__Extracted data__:
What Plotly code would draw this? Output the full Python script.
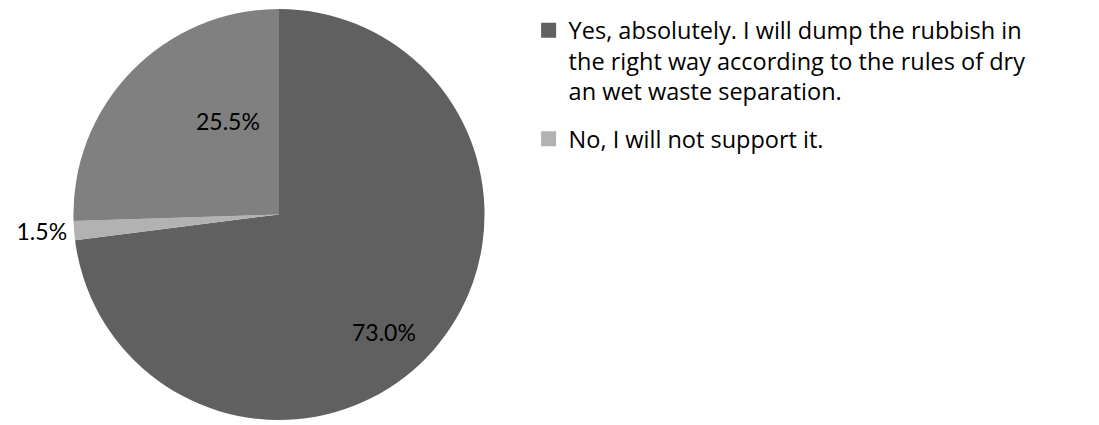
import plotly.graph_objects as go

labels = ["Yes, absolutely. I will dump the rubbish in<br>the right way according to the rules of dry<br>an wet waste separation.",
          "No, I will not support it.",
          "Other"]
values = [73.0, 1.5, 25.5]
colors = ["#606060", "#b2b2b2", "#808080"]
in_legend = [True, True, False]
# label text positions (paper coords) for the two big slices; small slice uses outside text
label_xy = {0: (0.3494, 0.1718), 2: (0.1765, 0.7506)}

FONT = "Lato"
LEG_FONT = "Open Sans"
total = sum(values)

fig = go.Figure()
fig.add_trace(go.Pie(
    labels=labels, values=values, sort=False, direction="clockwise", rotation=0,
    marker=dict(colors=colors, line=dict(width=0)),
    texttemplate=["" if i in label_xy else "%{percent:.1%}" for i in range(len(values))],
    textposition=["inside" if i in label_xy else "outside" for i in range(len(values))],
    textfont=dict(family=FONT, size=23, color="#000000"),
    showlegend=False, hoverinfo="label+percent",
    domain=dict(x=[0.0646, 0.4431], y=[0.0, 0.9788]),
))
for i, (xp, yp) in label_xy.items():
    fig.add_annotation(x=xp, y=yp, xref="paper", yref="paper", showarrow=False,
                       text=f"{values[i] / total * 100:.1f}%",
                       font=dict(family=FONT, size=23, color="#000000"))
for i, (lab, col) in enumerate(zip(labels, colors)):
    if in_legend[i]:
        fig.add_trace(go.Scatter(x=[None], y=[None], mode="markers", name=lab,
                                 legendgroup=f"g{i}",
                                 marker=dict(symbol="square", size=15, color=col)))

fig.update_layout(
    width=1099, height=425, margin=dict(l=0, r=0, t=0, b=0),
    paper_bgcolor="white", plot_bgcolor="white",
    xaxis=dict(visible=False), yaxis=dict(visible=False),
    legend=dict(x=0.481, y=0.98, xanchor="left", yanchor="top",
                font=dict(family=LEG_FONT, size=23.5, color="#000000"),
                traceorder="grouped", tracegroupgap=14, itemwidth=30, valign="top"),
    font=dict(family=FONT),
)
fig.write_html("out.html")
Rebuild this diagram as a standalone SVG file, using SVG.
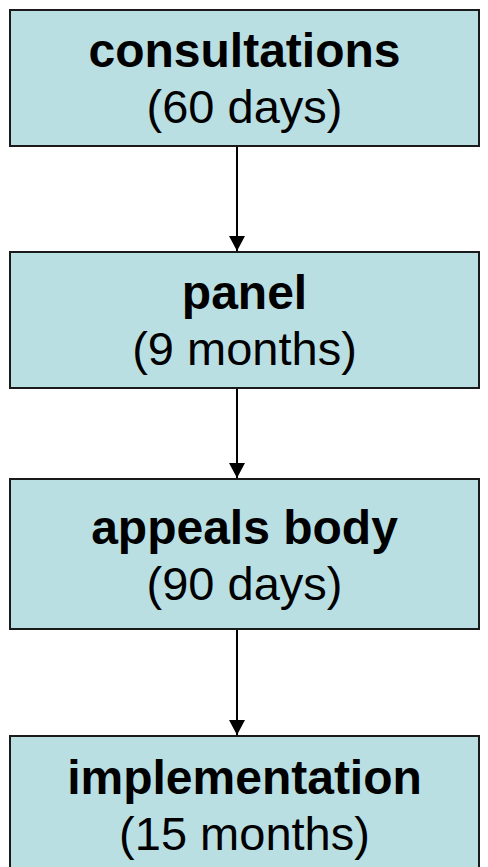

__Exercise brief__:
Take the lines above from the top of the records through the one with "import plotly.graph_objects as go" and repeat them exactly, without any pictures.

__Completed exercise__:
What Plotly code would draw this? Output the full Python script.
import plotly.graph_objects as go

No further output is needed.